[Start SOURCE DATA]

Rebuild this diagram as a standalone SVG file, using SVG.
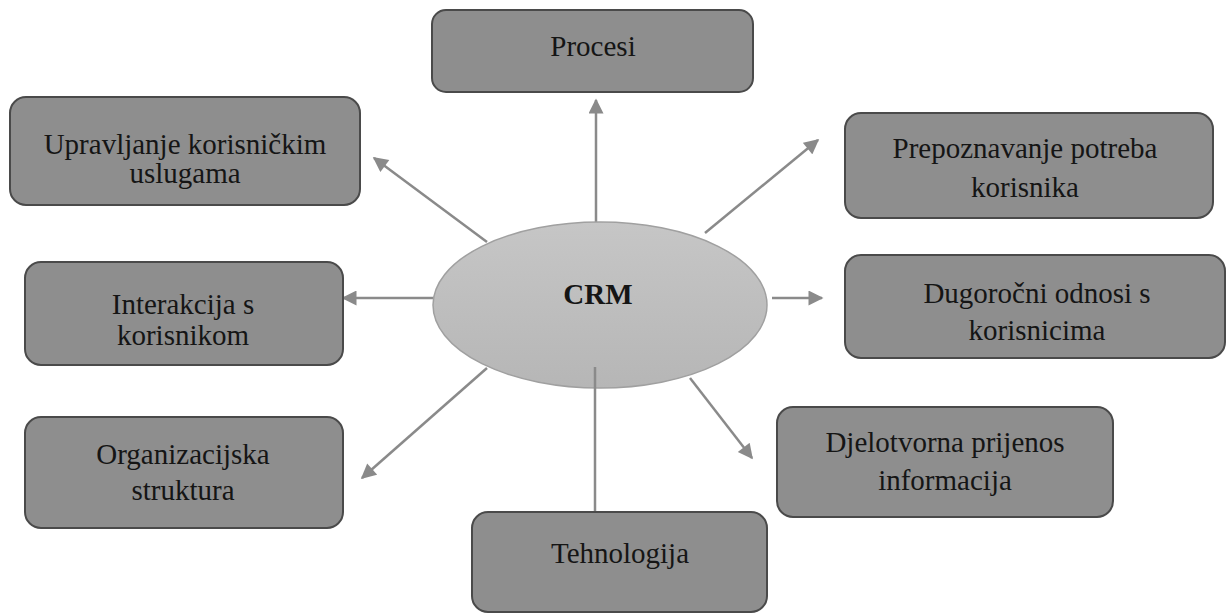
<svg xmlns="http://www.w3.org/2000/svg" width="1228" height="614" viewBox="0 0 1228 614">
<style>
.box{fill:#8e8e8e;stroke:#4a4a4a;stroke-width:2}
.t{font-family:"Liberation Serif","Tinos","DejaVu Serif",serif;font-size:29px;fill:#151515;text-anchor:middle}
.c{stroke:#8a8a8a;stroke-width:2.5;fill:none}
</style>
<defs>
<marker id="ah" viewBox="0 0 10 10" refX="9" refY="5" markerWidth="6.5" markerHeight="6" orient="auto" markerUnits="strokeWidth">
<path d="M0,0 L10,5 L0,10 z" fill="#8a8a8a"/>
</marker>
<linearGradient id="eg" x1="0" y1="0" x2="0" y2="1">
<stop offset="0" stop-color="#c6c6c6"/>
<stop offset="1" stop-color="#b6b6b6"/>
</linearGradient>
</defs>
<rect width="1228" height="614" fill="#ffffff"/>
<g id="connectors">
<line class="c" x1="596" y1="222" x2="596" y2="100" marker-end="url(#ah)"/>
<line class="c" x1="487" y1="242" x2="374" y2="158" marker-end="url(#ah)"/>
<line class="c" x1="433" y1="298" x2="343" y2="298" marker-end="url(#ah)"/>
<line class="c" x1="487" y1="368" x2="362" y2="478" marker-end="url(#ah)"/>
<line class="c" x1="705" y1="233" x2="818" y2="140" marker-end="url(#ah)"/>
<line class="c" x1="772" y1="298" x2="822" y2="298" marker-end="url(#ah)"/>
<line class="c" x1="690" y1="378" x2="752" y2="458" marker-end="url(#ah)"/>
</g>
<g id="crm">
<ellipse cx="600" cy="305" rx="167" ry="83" fill="url(#eg)" stroke="#a0a0a0" stroke-width="1.5"/>
<text class="t" x="598" y="304" font-weight="bold" font-size="30">CRM</text>
</g>
<g id="tech-line"><line class="c" x1="595" y1="367" x2="595" y2="512"/></g>
<g id="procesi">
<rect class="box" x="432" y="10" width="321" height="82" rx="14"/>
<text class="t" x="593" y="56">Procesi</text>
</g>
<g id="upravljanje">
<rect class="box" x="10" y="97" width="350" height="108" rx="16"/>
<text class="t" x="185" y="154">Upravljanje korisničkim</text>
<text class="t" x="185" y="183">uslugama</text>
</g>
<g id="interakcija">
<rect class="box" x="25" y="262" width="318" height="103" rx="16"/>
<text class="t" x="183" y="314">Interakcija s</text>
<text class="t" x="183" y="345">korisnikom</text>
</g>
<g id="organizacijska">
<rect class="box" x="25" y="417" width="318" height="111" rx="16"/>
<text class="t" x="183" y="464">Organizacijska</text>
<text class="t" x="183" y="500">struktura</text>
</g>
<g id="prepoznavanje">
<rect class="box" x="845" y="113" width="368" height="105" rx="16"/>
<text class="t" x="1025" y="158">Prepoznavanje potreba</text>
<text class="t" x="1025" y="197">korisnika</text>
</g>
<g id="dugorocni">
<rect class="box" x="845" y="255" width="380" height="103" rx="16"/>
<text class="t" x="1037" y="303">Dugoročni odnosi s</text>
<text class="t" x="1037" y="340">korisnicima</text>
</g>
<g id="djelotvorna">
<rect class="box" x="777" y="407" width="336" height="110" rx="16"/>
<text class="t" x="945" y="452">Djelotvorna prijenos</text>
<text class="t" x="945" y="490">informacija</text>
</g>
<g id="tehnologija">
<rect class="box" x="472" y="512" width="295" height="100" rx="16"/>
<text class="t" x="620" y="563">Tehnologija</text>
</g>
</svg>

[End SOURCE DATA]

### EXERCISE DIRECTIONS
Reproduce all of the data exactly; the pictures do not belong in the copy.

### OUTPUT FOR THIS TASK
Rebuild this diagram as a standalone SVG file, using SVG.
<svg xmlns="http://www.w3.org/2000/svg" width="1228" height="614" viewBox="0 0 1228 614">
<style>
.box{fill:#8e8e8e;stroke:#4a4a4a;stroke-width:2}
.t{font-family:"Liberation Serif","Tinos","DejaVu Serif",serif;font-size:29px;fill:#151515;text-anchor:middle}
.c{stroke:#8a8a8a;stroke-width:2.5;fill:none}
</style>
<defs>
<marker id="ah" viewBox="0 0 10 10" refX="9" refY="5" markerWidth="6.5" markerHeight="6" orient="auto" markerUnits="strokeWidth">
<path d="M0,0 L10,5 L0,10 z" fill="#8a8a8a"/>
</marker>
<linearGradient id="eg" x1="0" y1="0" x2="0" y2="1">
<stop offset="0" stop-color="#c6c6c6"/>
<stop offset="1" stop-color="#b6b6b6"/>
</linearGradient>
</defs>
<rect width="1228" height="614" fill="#ffffff"/>
<g id="connectors">
<line class="c" x1="596" y1="222" x2="596" y2="100" marker-end="url(#ah)"/>
<line class="c" x1="487" y1="242" x2="374" y2="158" marker-end="url(#ah)"/>
<line class="c" x1="433" y1="298" x2="343" y2="298" marker-end="url(#ah)"/>
<line class="c" x1="487" y1="368" x2="362" y2="478" marker-end="url(#ah)"/>
<line class="c" x1="705" y1="233" x2="818" y2="140" marker-end="url(#ah)"/>
<line class="c" x1="772" y1="298" x2="822" y2="298" marker-end="url(#ah)"/>
<line class="c" x1="690" y1="378" x2="752" y2="458" marker-end="url(#ah)"/>
</g>
<g id="crm">
<ellipse cx="600" cy="305" rx="167" ry="83" fill="url(#eg)" stroke="#a0a0a0" stroke-width="1.5"/>
<text class="t" x="598" y="304" font-weight="bold" font-size="30">CRM</text>
</g>
<g id="tech-line"><line class="c" x1="595" y1="367" x2="595" y2="512"/></g>
<g id="procesi">
<rect class="box" x="432" y="10" width="321" height="82" rx="14"/>
<text class="t" x="593" y="56">Procesi</text>
</g>
<g id="upravljanje">
<rect class="box" x="10" y="97" width="350" height="108" rx="16"/>
<text class="t" x="185" y="154">Upravljanje korisničkim</text>
<text class="t" x="185" y="183">uslugama</text>
</g>
<g id="interakcija">
<rect class="box" x="25" y="262" width="318" height="103" rx="16"/>
<text class="t" x="183" y="314">Interakcija s</text>
<text class="t" x="183" y="345">korisnikom</text>
</g>
<g id="organizacijska">
<rect class="box" x="25" y="417" width="318" height="111" rx="16"/>
<text class="t" x="183" y="464">Organizacijska</text>
<text class="t" x="183" y="500">struktura</text>
</g>
<g id="prepoznavanje">
<rect class="box" x="845" y="113" width="368" height="105" rx="16"/>
<text class="t" x="1025" y="158">Prepoznavanje potreba</text>
<text class="t" x="1025" y="197">korisnika</text>
</g>
<g id="dugorocni">
<rect class="box" x="845" y="255" width="380" height="103" rx="16"/>
<text class="t" x="1037" y="303">Dugoročni odnosi s</text>
<text class="t" x="1037" y="340">korisnicima</text>
</g>
<g id="djelotvorna">
<rect class="box" x="777" y="407" width="336" height="110" rx="16"/>
<text class="t" x="945" y="452">Djelotvorna prijenos</text>
<text class="t" x="945" y="490">informacija</text>
</g>
<g id="tehnologija">
<rect class="box" x="472" y="512" width="295" height="100" rx="16"/>
<text class="t" x="620" y="563">Tehnologija</text>
</g>
</svg>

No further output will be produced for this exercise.